The coordinate that the chord \[x\cos \alpha + y\sin \alpha - p = 0\] of \[{x^2} + {y^2} - {a^2} = 0\] may subtend a right angle at the center of the circle is?
A) \[{a^2} = 2{p^2}\]
B) \[{p^2} = 2{a^2}\]
C) \[a = 2p\]
D) \[p = 2a\]

Answer 1

Hint: first we compare the given equation with the standard equation of circle so we get centre of a circle is origin then we write the homogeneous equation of second degree and after simplifying that we will get the condition.

Complete step by step solution: The combined equation of the lines joining the origin to the points of intersection of \[x\cos \alpha + y\sin \alpha - p = 0\]and \[{x^2} + {y^2} - {a^2} = 0\] is homogeneous equation of second degree given by
\[{x^2} + {y^2} - {a^2}{\left( {\dfrac{{x\cos \alpha + y\sin \alpha }}{p}} \right)^2} = 0\]
\[ \Rightarrow \]\[\left[ {{x^2}\left( {{p^2} - {a^2}{{\cos }^2}\alpha } \right) + {y^2}\left( {{p^2} - {a^2}{{\sin }^2}\alpha } \right) - 2xy{a^2}\sin \alpha \cos \alpha } \right] = 0\]
The lines given by this equation are at right angle if
\[\left( {{p^2} - {a^2}{{\cos }^2}\alpha } \right)\]+\[\left( {{p^2} - {a^2}{{\sin }^2}\alpha } \right)\]\[ = 0\]
\[ \Rightarrow 2{p^2} - {a^2}\left( {{{\cos }^2}\alpha + {{\sin }^2}\alpha } \right) = 0\]
\[ \Rightarrow 2{p^2} = {a^2}\left( {{{\cos }^2}\alpha + {{\sin }^2}\alpha } \right)\]
\[ \Rightarrow 2{p^2} = {a^2}\]
\[ \Rightarrow {a^2} = 2{p^2}\]
Hence, option A. \[{a^2} = 2{p^2}\] is the correct answer.

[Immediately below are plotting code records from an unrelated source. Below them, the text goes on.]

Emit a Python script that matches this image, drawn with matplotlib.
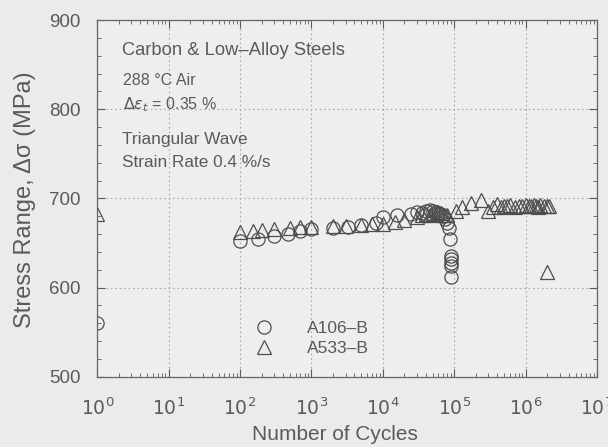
import matplotlib
matplotlib.use("Agg")
import matplotlib.pyplot as plt
from matplotlib.ticker import LogLocator, MultipleLocator, FixedLocator

plt.rcParams['font.family'] = ['Liberation Sans', 'DejaVu Sans']

# A106-B (circles)
a106_n = [1, 100, 178, 295, 470, 700, 1000, 2000, 3200, 5000, 8000, 1.0e4, 1.6e4,
          2.5e4, 3.0e4, 3.5e4, 4.0e4, 4.5e4, 5.0e4, 5.5e4, 6.0e4, 6.5e4, 7.0e4,
          7.5e4, 8.0e4, 8.5e4, 8.8e4, 9.0e4, 9.0e4, 9.0e4, 9.0e4, 9.0e4]
a106_s = [560, 652, 655, 658, 660, 663, 666, 667, 668, 670, 673, 679, 682,
          683, 685, 684, 686, 687, 686, 685, 684, 683, 680,
          677, 673, 667, 655, 636, 632, 628, 624, 612]

# A533-B (triangles)
a533_n = [1, 100, 150, 200, 300, 500, 700, 1000, 2000, 3000, 5000, 7000, 1.0e4,
          1.5e4, 2.0e4, 3.0e4, 3.5e4, 4.0e4, 4.5e4, 5.0e4, 5.5e4, 6.0e4, 6.5e4,
          7.0e4, 8.0e4, 1.05e5, 1.3e5, 1.7e5, 2.4e5, 3.0e5, 3.5e5, 4.0e5, 4.5e5,
          5.0e5, 5.5e5, 6.0e5, 7.0e5, 8.0e5, 9.0e5, 1.0e6, 1.1e6, 1.2e6, 1.3e6,
          1.4e6, 1.5e6, 1.6e6, 1.8e6, 2.0e6, 2.1e6, 2.0e6]
a533_s = [683, 662, 664, 665, 666, 667, 668, 668, 669, 669, 670, 671, 671,
          674, 676, 679, 681, 683, 682, 684, 683, 685, 684,
          682, 681, 686, 690, 695, 698, 686, 690, 694, 690,
          692, 691, 693, 690, 692, 691, 693, 692, 691, 693,
          692, 690, 693, 692, 691, 692, 618]

x_ticks = [1, 10, 100, 1e3, 1e4, 1e5, 1e6, 1e7]
x_ticklabels = [r'$10^{%d}$' % i for i in range(8)]
y_ticks = [500, 600, 700, 800, 900]

text_col = '#5a5a5a'
mark_col = '#4e4e4e'

fig = plt.figure(figsize=(6.08, 4.47), dpi=100, facecolor='#ebebe9')
ax = fig.add_axes([0.160, 0.157, 0.822, 0.798])
ax.set_facecolor('#eeeeec')

ax.plot(a106_n, a106_s, linestyle='none', marker='o', markersize=9.5,
        markerfacecolor='none', markeredgecolor=mark_col, markeredgewidth=0.9,
        label='A106–B')
ax.plot(a533_n, a533_s, linestyle='none', marker='^', markersize=9.5,
        markerfacecolor='none', markeredgecolor=mark_col, markeredgewidth=0.9,
        label='A533–B')

ax.set_xscale('log')
ax.set_xlim(1, 1e7)
ax.set_ylim(500, 900)
ax.xaxis.set_major_locator(FixedLocator(x_ticks))
ax.set_xticklabels(x_ticklabels)
ax.xaxis.set_minor_locator(LogLocator(base=10, subs=range(2, 10), numticks=20))
ax.yaxis.set_major_locator(FixedLocator(y_ticks))
ax.yaxis.set_minor_locator(MultipleLocator(20))

ax.grid(True, which='major', linestyle=(0, (1.5, 2.5)), color='#a8a8a8', linewidth=0.8)
ax.tick_params(which='both', direction='in', top=True, right=True, colors=text_col,
               labelcolor=text_col, labelsize=13.5)
ax.tick_params(which='major', length=6, width=0.8)
ax.tick_params(which='minor', length=3, width=0.6)
ax.tick_params(axis='x', which='major', pad=15)
ax.tick_params(axis='y', which='major', pad=12)
for sp in ax.spines.values():
    sp.set_color('#666666')
    sp.set_linewidth(0.9)

ax.set_xlabel('Number of Cycles', fontsize=15, color=text_col)
ax.xaxis.set_label_coords(0.475, -0.135)
ax.set_ylabel('Stress Range, Δσ (MPa)', fontsize=17, color=text_col)
ax.yaxis.set_label_coords(-0.122, 0.497)

ax.text(0.05, 0.916, 'Carbon & Low–Alloy Steels', transform=ax.transAxes,
        fontsize=13.2, color=text_col, va='center')
ax.text(0.052, 0.832, '288 °C Air', transform=ax.transAxes,
        fontsize=11.5, color=text_col, va='center')
ax.text(0.052, 0.762, r'$\Delta\varepsilon_t$ = 0.35 %', transform=ax.transAxes,
        fontsize=11.5, color=text_col, va='center')
ax.text(0.05, 0.664, 'Triangular Wave', transform=ax.transAxes,
        fontsize=12.4, color=text_col, va='center')
ax.text(0.05, 0.602, 'Strain Rate 0.4 %/s', transform=ax.transAxes,
        fontsize=12.4, color=text_col, va='center')

leg = ax.legend(loc='lower left', bbox_to_anchor=(0.298, 0.058), frameon=False,
                fontsize=12.5, labelcolor=text_col, handlelength=2.0,
                handletextpad=1.5, labelspacing=0.3, borderpad=0,
                borderaxespad=0)

fig.savefig('out.png', dpi=100, facecolor=fig.get_facecolor())
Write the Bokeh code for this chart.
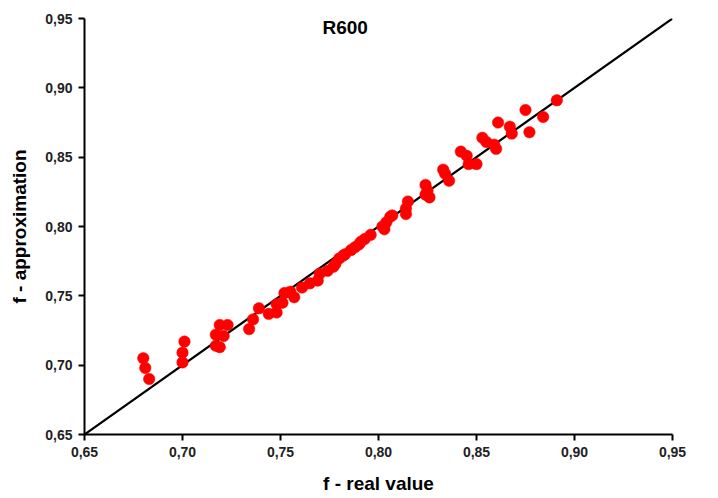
from bokeh.plotting import figure
from bokeh.models import Range1d, FixedTicker, CustomJSTickFormatter, Label
from bokeh.embed import file_html
from bokeh.resources import INLINE

# Real friction factor vs. its approximation for R600
f_real = [0.680, 0.681, 0.683, 0.701, 0.700, 0.700, 0.719, 0.723, 0.717, 0.721,
          0.717, 0.719, 0.734, 0.736, 0.739, 0.744, 0.748, 0.748, 0.751, 0.752,
          0.755, 0.757, 0.761, 0.765, 0.769, 0.770, 0.774, 0.777, 0.780, 0.778,
          0.782, 0.783, 0.786, 0.788, 0.791, 0.793, 0.796, 0.790, 0.803, 0.804,
          0.806, 0.807, 0.802, 0.814, 0.814, 0.815, 0.824, 0.825, 0.826, 0.824,
          0.833, 0.834, 0.836, 0.842, 0.845, 0.846, 0.850, 0.853, 0.855, 0.859,
          0.860, 0.861, 0.867, 0.868, 0.875, 0.884, 0.877, 0.891]
f_approx = [0.705, 0.698, 0.690, 0.717, 0.709, 0.702, 0.729, 0.729, 0.722, 0.721,
            0.714, 0.713, 0.726, 0.733, 0.741, 0.737, 0.738, 0.744, 0.745, 0.752,
            0.753, 0.749, 0.756, 0.759, 0.761, 0.766, 0.768, 0.771, 0.777, 0.773,
            0.779, 0.780, 0.783, 0.785, 0.789, 0.791, 0.794, 0.787, 0.798, 0.803,
            0.807, 0.808, 0.800, 0.809, 0.813, 0.818, 0.830, 0.826, 0.821, 0.823,
            0.841, 0.838, 0.833, 0.854, 0.851, 0.845, 0.845, 0.864, 0.861, 0.859,
            0.856, 0.875, 0.872, 0.867, 0.884, 0.879, 0.868, 0.891]

# Ideal agreement line y = x
diag = [0.65, 0.95]
ticks = [0.65, 0.70, 0.75, 0.80, 0.85, 0.90, 0.95]

p = figure(width=718, height=498, output_backend="svg", toolbar_location=None,
           x_range=Range1d(0.65, 0.95), y_range=Range1d(0.65, 0.95),
           min_border_left=84, min_border_right=46, min_border_top=18,
           min_border_bottom=64)
p.outline_line_color = None
p.grid.visible = False
p.background_fill_color = "white"
p.border_fill_color = "white"

p.line(diag, diag, line_color="black", line_width=2.2)
p.scatter(f_real, f_approx, size=11.5, fill_color="#ff0000", line_color="#ff0000",
          line_width=0.5)

fmt = CustomJSTickFormatter(code="return tick.toFixed(2).replace('.', ',');")
for ax in (p.xaxis[0], p.yaxis[0]):
    ax.ticker = FixedTicker(ticks=ticks)
    ax.formatter = fmt
    ax.minor_tick_line_color = None
    ax.major_tick_in = 0
    ax.major_tick_out = 6
    ax.axis_line_width = 2
    ax.axis_line_color = "black"
    ax.major_tick_line_width = 2
    ax.major_tick_line_color = "black"
    ax.major_label_text_font = "Liberation Sans"
    ax.major_label_text_font_size = "14px"
    ax.major_label_text_font_style = "bold"
    ax.major_label_text_color = "#222222"
    ax.axis_label_text_font = "Liberation Sans"
    ax.axis_label_text_font_size = "19px"
    ax.axis_label_text_font_style = "bold"
    ax.axis_label_text_color = "black"

p.xaxis.axis_label = "f - real value"
p.yaxis.axis_label = "f - approximation"
p.xaxis.major_label_standoff = 6
p.yaxis.major_label_standoff = 6
p.xaxis.axis_label_standoff = 13
p.yaxis.axis_label_standoff = 12

title = Label(x=0.783, y=0.9435, text="R600",
              text_font="Liberation Sans", text_font_size="19px",
              text_font_style="bold", text_color="black",
              text_align="center", text_baseline="middle")
p.add_layout(title)

open("out.html", "w").write(file_html(p, INLINE))
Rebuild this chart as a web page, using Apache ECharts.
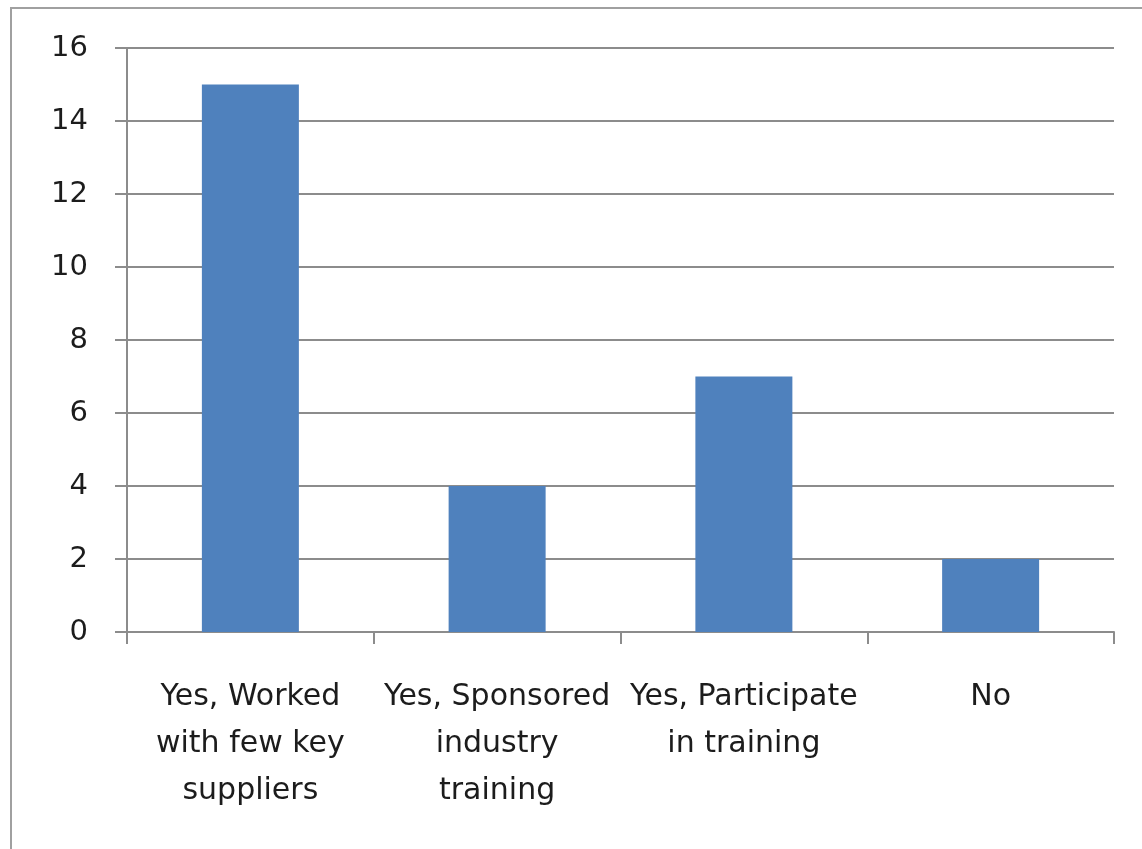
<!DOCTYPE html>
<html>
<head>
<meta charset="utf-8">
<script src="https://cdn.jsdelivr.net/npm/echarts@6/dist/echarts.min.js"></script>
<style>
html,body{margin:0;padding:0;background:#fff;}
#chart{width:1142px;height:849px;}
</style>
</head>
<body>
<div id="chart"></div>
<script>
const categories = [
  "Yes, Worked\nwith few key\nsuppliers",
  "Yes, Sponsored\nindustry\ntraining",
  "Yes, Participate\nin training",
  "No"
];
const values = [15, 4, 7, 2];
const yMin = 0, yMax = 16, yStep = 2;

const chart = echarts.init(document.getElementById('chart'), null, {renderer: 'canvas'});
chart.setOption({
  animation: false,
  backgroundColor: '#ffffff',
  graphic: [{
    type: 'rect',
    shape: {x: 11, y: 8, width: 1200, height: 900},
    style: {fill: 'none', stroke: '#a0a0a0', lineWidth: 2},
    silent: true
  }],
  grid: {left: 127, right: 28, top: 48, bottom: 217, containLabel: false},
  xAxis: {
    type: 'category',
    data: categories,
    axisLine: {show: true, lineStyle: {color: '#8c8c8c', width: 2}},
    axisTick: {show: true, alignWithLabel: false, length: 12, lineStyle: {color: '#8c8c8c', width: 2}},
    axisLabel: {
      interval: 0, margin: 42, color: '#1c1c1c',
      fontFamily: '"DejaVu Sans", sans-serif', fontSize: 30, lineHeight: 47
    },
    splitLine: {show: false}
  },
  yAxis: {
    type: 'value', min: yMin, max: yMax, interval: yStep,
    axisLine: {show: true, lineStyle: {color: '#8c8c8c', width: 2}},
    axisTick: {show: true, length: 12, lineStyle: {color: '#8c8c8c', width: 2}},
    axisLabel: {color: '#1c1c1c', fontFamily: '"DejaVu Sans", sans-serif', fontSize: 29, margin: 39},
    splitLine: {show: true, lineStyle: {color: '#8c8c8c', width: 2}}
  },
  series: [{
    type: 'bar',
    data: values,
    barWidth: 97,
    itemStyle: {color: '#4f81bd'}
  }]
});
</script>
</body>
</html>
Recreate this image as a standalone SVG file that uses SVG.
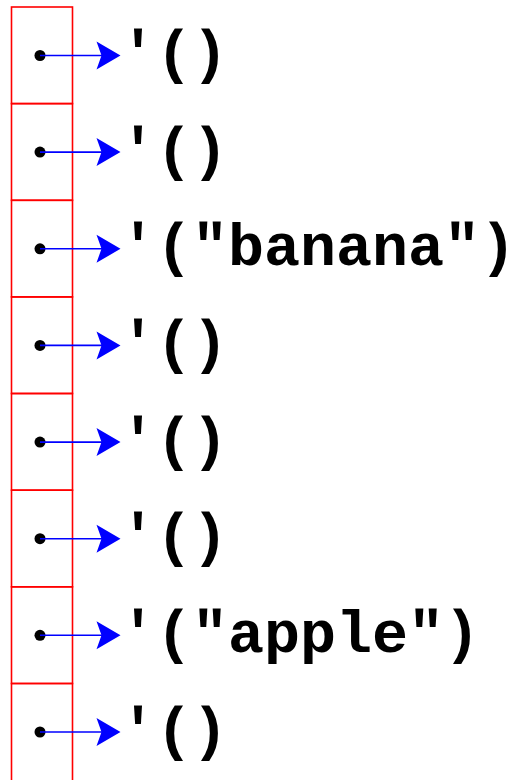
<svg xmlns="http://www.w3.org/2000/svg" width="527" height="780" viewBox="0 0 527 780">
<style>
.cell{fill:none;stroke:#ff0000;stroke-width:1.6}
.dot{fill:#000}
.ln{stroke:#0000ff;stroke-width:1.6;fill:none}
.hd{fill:#0000ff}
.t{font-family:"Liberation Mono","Courier New",monospace;font-weight:bold;font-size:60px;fill:#000}
</style>
<defs>
<g id="ptr">
<circle class="dot" cx="0" cy="0" r="5.5"/>
<line class="ln" x1="0" y1="0" x2="63" y2="0"/>
<path class="hd" d="M80.5,0 L56.5,-14 L61.5,0 L56.5,14 Z"/>
</g>
</defs>
<g id="array">
<rect class="cell" x="11.5" y="7" width="61" height="96.6"/>
<rect class="cell" x="11.5" y="103.6" width="61" height="96.7"/>
<rect class="cell" x="11.5" y="200.3" width="61" height="96.6"/>
<rect class="cell" x="11.5" y="296.9" width="61" height="96.6"/>
<rect class="cell" x="11.5" y="393.5" width="61" height="96.7"/>
<rect class="cell" x="11.5" y="490.2" width="61" height="96.6"/>
<rect class="cell" x="11.5" y="586.8" width="61" height="96.7"/>
<path class="cell" d="M11.5,800 V683.5 H72.5 V800"/>
</g>
<g id="connectors">
<use href="#ptr" x="40" y="55.5"/>
<use href="#ptr" x="40" y="152.1"/>
<use href="#ptr" x="40" y="248.8"/>
<use href="#ptr" x="40" y="345.4"/>
<use href="#ptr" x="40" y="442.1"/>
<use href="#ptr" x="40" y="538.7"/>
<use href="#ptr" x="40" y="635.3"/>
<use href="#ptr" x="40" y="732"/>
</g>
<g id="n0"><text class="t" x="120" y="72">'()</text></g>
<g id="n1"><text class="t" x="120" y="168.6">'()</text></g>
<g id="n2"><text class="t" x="120" y="265.3">'("banana")</text></g>
<g id="n3"><text class="t" x="120" y="361.9">'()</text></g>
<g id="n4"><text class="t" x="120" y="458.6">'()</text></g>
<g id="n5"><text class="t" x="120" y="555.2">'()</text></g>
<g id="n6"><text class="t" x="120" y="651.8">'("apple")</text></g>
<g id="n7"><text class="t" x="120" y="748.5">'()</text></g>
</svg>
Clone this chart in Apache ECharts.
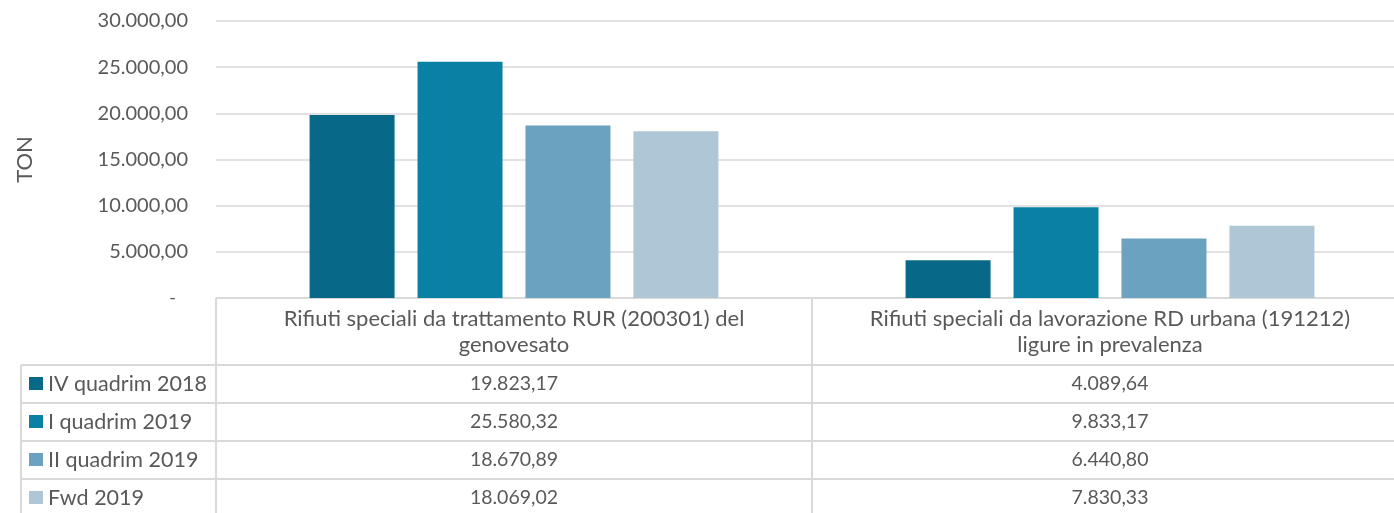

Note: there is an alternative solution to this question which is given as follows.
The distance of the given line from the circle of the circle is \[\left| {\left. p \right|} \right.\]
Now, the line subtends a right angle at the centre.
Hence, radius\[ = \sqrt 2 \left| {\left. p \right|} \right.\]
Or a\[ = \sqrt 2 \left| {\left. p \right|} \right.\]
 \[ \Rightarrow {a^2} = 2{p^2}\]